BLACKSBURG, Va., Oct. 10, 2012 – U.S. Air Force retired Maj. Gen. Stanton R. Musser, who served as Commandant of the Virginia Tech Corps of Cadets from 1989 to 1999, passed away on Monday, Oct. 8, in Blacksburg, Va.
Musser was born in 1936 in Watsontown, Pa., and earned a bachelor of science degree in physical education from Gettysburg College in 1958. He was commissioned as a second lieutenant through Air Force ROTC and proceeded to pilot training upon graduation.
Musser served two tours in Vietnam, in 1964 and again in 1970, flying a total of 263 combat missions, first in the O-1F Bird Dog and later in the F-4E Phantom II with the 388th Tactical Fighter Wing.
The general served at the U.S. Air Force Academy, Colo., as an air officer commanding in 1966 and returned in 1975 and served as deputy commandant of the Cadet Wing and then as the vice commandant.
In late 1966 Musser was assigned to the U.S. Air Force Aerial Demonstration Squadron, the Thunderbirds, at Nellis Air Force Base, Nev. During his time as a team member, he flew more than 300 official aerial demonstrations in the United States and 20 foreign countries.
Musser also served in several command and staff positions before retiring from active duty, most notably as the vice commander of the first operational F-15 Eagle Wing, the 1st Tactical Fighter Wing, Langley Air Force Base, Va; the commander of the 33rd Tactical Fighter Wing, Eglin Air Force Base, Fla.; chief of the Office of Military Cooperation, Cairo, Egypt; the deputy director of the Defense Logistics Agency; and finally, as the commander of the Air Force Inspection and Safety Center, Norton Air Force Base, Calif.

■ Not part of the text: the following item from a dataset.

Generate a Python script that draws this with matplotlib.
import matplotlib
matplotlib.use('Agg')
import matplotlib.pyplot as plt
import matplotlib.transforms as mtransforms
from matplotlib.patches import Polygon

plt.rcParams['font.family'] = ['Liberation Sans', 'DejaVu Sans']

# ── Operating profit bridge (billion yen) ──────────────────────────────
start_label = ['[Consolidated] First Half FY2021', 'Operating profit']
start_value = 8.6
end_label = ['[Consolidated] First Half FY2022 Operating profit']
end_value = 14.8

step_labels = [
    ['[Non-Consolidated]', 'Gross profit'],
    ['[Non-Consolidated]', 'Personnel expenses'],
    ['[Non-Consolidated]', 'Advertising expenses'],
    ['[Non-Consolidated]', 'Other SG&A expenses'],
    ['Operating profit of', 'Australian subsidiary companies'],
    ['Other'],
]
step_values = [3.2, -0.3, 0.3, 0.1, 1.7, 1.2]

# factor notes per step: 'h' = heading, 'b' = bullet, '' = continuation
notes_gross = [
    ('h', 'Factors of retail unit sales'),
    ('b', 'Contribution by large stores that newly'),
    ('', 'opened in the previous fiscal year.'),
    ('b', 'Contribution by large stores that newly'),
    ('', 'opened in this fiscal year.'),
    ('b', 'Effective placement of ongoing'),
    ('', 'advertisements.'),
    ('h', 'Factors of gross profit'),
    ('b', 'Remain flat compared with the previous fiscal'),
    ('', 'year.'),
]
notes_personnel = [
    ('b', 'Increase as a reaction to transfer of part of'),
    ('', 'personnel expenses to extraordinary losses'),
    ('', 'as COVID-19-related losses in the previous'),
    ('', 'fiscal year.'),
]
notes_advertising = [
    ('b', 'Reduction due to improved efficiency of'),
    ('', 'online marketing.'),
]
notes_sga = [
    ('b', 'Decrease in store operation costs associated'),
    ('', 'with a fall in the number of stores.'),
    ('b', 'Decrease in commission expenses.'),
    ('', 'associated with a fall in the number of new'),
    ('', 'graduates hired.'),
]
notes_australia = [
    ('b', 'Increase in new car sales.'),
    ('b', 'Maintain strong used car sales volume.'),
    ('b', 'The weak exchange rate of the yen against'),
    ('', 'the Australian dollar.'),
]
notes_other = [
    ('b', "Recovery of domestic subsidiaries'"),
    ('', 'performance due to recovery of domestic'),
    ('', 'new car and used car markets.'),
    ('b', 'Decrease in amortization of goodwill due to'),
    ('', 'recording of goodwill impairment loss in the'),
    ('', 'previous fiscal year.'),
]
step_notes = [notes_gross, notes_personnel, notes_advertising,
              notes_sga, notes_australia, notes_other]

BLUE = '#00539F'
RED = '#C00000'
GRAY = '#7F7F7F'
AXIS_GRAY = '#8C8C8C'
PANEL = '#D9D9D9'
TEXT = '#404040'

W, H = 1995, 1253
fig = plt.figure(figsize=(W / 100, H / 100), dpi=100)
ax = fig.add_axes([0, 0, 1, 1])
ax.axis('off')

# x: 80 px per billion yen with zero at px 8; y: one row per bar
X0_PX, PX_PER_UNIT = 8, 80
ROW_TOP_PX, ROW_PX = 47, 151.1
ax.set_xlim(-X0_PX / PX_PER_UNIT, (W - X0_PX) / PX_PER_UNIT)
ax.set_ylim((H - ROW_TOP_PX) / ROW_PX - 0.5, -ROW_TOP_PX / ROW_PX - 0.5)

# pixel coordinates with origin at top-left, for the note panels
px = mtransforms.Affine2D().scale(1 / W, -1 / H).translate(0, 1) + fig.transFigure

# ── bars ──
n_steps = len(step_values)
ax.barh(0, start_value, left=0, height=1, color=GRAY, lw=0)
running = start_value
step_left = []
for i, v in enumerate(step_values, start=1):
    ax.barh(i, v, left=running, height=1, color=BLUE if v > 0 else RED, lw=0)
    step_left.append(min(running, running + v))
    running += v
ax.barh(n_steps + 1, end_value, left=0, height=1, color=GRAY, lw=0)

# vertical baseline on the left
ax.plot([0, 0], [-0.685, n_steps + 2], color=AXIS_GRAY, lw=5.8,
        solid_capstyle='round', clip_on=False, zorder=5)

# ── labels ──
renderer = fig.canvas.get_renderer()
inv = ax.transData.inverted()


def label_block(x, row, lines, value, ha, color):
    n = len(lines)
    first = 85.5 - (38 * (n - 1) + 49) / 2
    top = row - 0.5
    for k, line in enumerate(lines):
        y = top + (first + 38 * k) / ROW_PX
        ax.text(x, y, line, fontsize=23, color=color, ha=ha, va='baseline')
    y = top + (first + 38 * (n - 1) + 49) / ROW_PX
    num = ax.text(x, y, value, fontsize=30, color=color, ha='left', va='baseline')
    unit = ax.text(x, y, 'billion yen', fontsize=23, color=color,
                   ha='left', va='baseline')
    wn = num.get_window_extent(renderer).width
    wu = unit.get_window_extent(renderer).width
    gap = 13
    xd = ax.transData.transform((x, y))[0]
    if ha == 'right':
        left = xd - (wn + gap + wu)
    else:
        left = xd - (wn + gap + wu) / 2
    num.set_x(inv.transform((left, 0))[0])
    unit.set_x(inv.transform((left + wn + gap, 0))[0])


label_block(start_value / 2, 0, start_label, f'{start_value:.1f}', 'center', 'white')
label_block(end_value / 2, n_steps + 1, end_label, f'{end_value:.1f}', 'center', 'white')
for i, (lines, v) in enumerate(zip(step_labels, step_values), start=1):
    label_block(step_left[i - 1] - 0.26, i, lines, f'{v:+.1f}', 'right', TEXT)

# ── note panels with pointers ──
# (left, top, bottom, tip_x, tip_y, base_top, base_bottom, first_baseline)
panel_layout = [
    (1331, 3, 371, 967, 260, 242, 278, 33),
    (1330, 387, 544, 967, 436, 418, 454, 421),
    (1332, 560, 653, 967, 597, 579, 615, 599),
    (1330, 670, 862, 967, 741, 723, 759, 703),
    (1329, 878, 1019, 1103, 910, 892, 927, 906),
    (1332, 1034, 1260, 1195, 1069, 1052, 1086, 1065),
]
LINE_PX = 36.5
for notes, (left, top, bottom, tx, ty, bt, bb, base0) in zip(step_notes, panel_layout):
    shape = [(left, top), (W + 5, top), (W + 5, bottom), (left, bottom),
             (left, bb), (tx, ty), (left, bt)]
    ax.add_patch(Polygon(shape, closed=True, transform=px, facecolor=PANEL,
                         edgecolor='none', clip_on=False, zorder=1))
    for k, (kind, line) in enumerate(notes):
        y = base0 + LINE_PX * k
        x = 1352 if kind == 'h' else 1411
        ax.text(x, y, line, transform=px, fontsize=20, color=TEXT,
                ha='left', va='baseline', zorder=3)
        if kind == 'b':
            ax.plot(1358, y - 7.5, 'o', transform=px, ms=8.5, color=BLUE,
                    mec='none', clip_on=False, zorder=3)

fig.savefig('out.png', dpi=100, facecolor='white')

Musser was a command pilot with more than 4,500 flying hours in the F-4, F-15, and F-100. He also earned a master of arts degree in personnel management from Central Michigan University in 1975. His military decorations and awards include the Defense Distinguished Service Medal, Silver Star, Legion of Merit with three oak leaf clusters, Distinguished Flying Cross with oak leaf cluster, Purple Heart, Meritorious Service Medal, Air Medal with 10 oak leaf clusters and Air Force Commendation Medal.

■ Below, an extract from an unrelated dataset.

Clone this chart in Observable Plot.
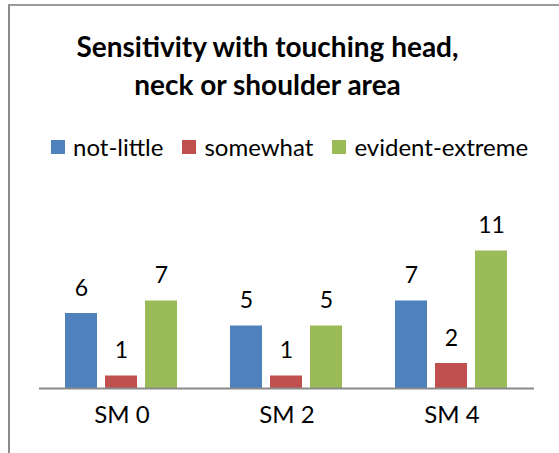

Upon retiring from the Air Force in 1989, Musser took over as Commandant of the Virginia Tech Corps of Cadets for the next 10 years, retiring in 1999 as the then longest serving Commandant of Cadets in the university's history. Under his leadership the corps experienced major positive changes in the quality of the program while also embarking on the first period of sustained growth in several decades.
Former Corps of Cadets alumni director Col. Rock Roszak explains the impact Musser had on the corps, “The Virginia Tech Corps of Cadets would not exist today without Gen. Stan Musser. He took major steps to change how the corps treated its people and how it raised leaders. Under his tutelage the corps evolved from a right of passage organization to one focused on developing the whole person in a character-based curriculum. He oversaw the beginning of the leader development effort that is thriving today, and significant elements of our program, such as the Emerging Leader Scholarship and the start of what is now the Rice Center for Leader Development, occurred under his leadership.”
The Corps of Cadets placed a memorial wreath by the flag pole on the Upper Quad in honor of Musser and the flag is at half mast through Friday.
Musser’s survived by his wife of 53 years, Dawn Burg Musser, three children: retired Lt. Col. Scott L. Musser, Shari Musser Jones, Kristin Musser Asbury; and their spouses, Janeal Taylor Musser, Greg H. Jones, and Randy Asbury. He is also survived by his six grandsons, Sean, Ryan, Alec, and Bret Musser; and Cole and Clay Jones. His step-father Warren West; sister and brother-in-law, Betty and Tom Verica; sister Sandra Musser; Terry West; Sandy High; and Sharron Musser Lloyd.
Funeral services will be conducted Saturday, Oct. 20, at 10 a.m. in the Blacksburg United Methodist Church with the Rev. Reggie Tuck. Interment will follow in Arlington National Cemetery. The family will receive friends from 5 to 8 p.m. Friday, Oct. 19, at the McCoy Funeral Home.
In lieu of flowers, the family would appreciate contributions to the Virginia Tech Corps of Cadets Scholarship fund, University Development (0336), Blacksburg, VA 24061, attention: Corps of Cadets or The Wounded Warrior Project in memory of Maj. Gen. Stan Musser.
The Virginia Tech Corps of Cadets has produced military, public, and corporate leaders since the university was founded in 1872. It is one of just two military corps within a large public university. The corps holds its members to the highest standards of loyalty, honor, integrity, and self-discipline. In return, cadets achieve high academic success and a long-lasting camaraderie with fellow members. Virginia Tech, the most comprehensive university in Virginia, is dedicated to quality, innovation, and results to the commonwealth, the nation, and the world.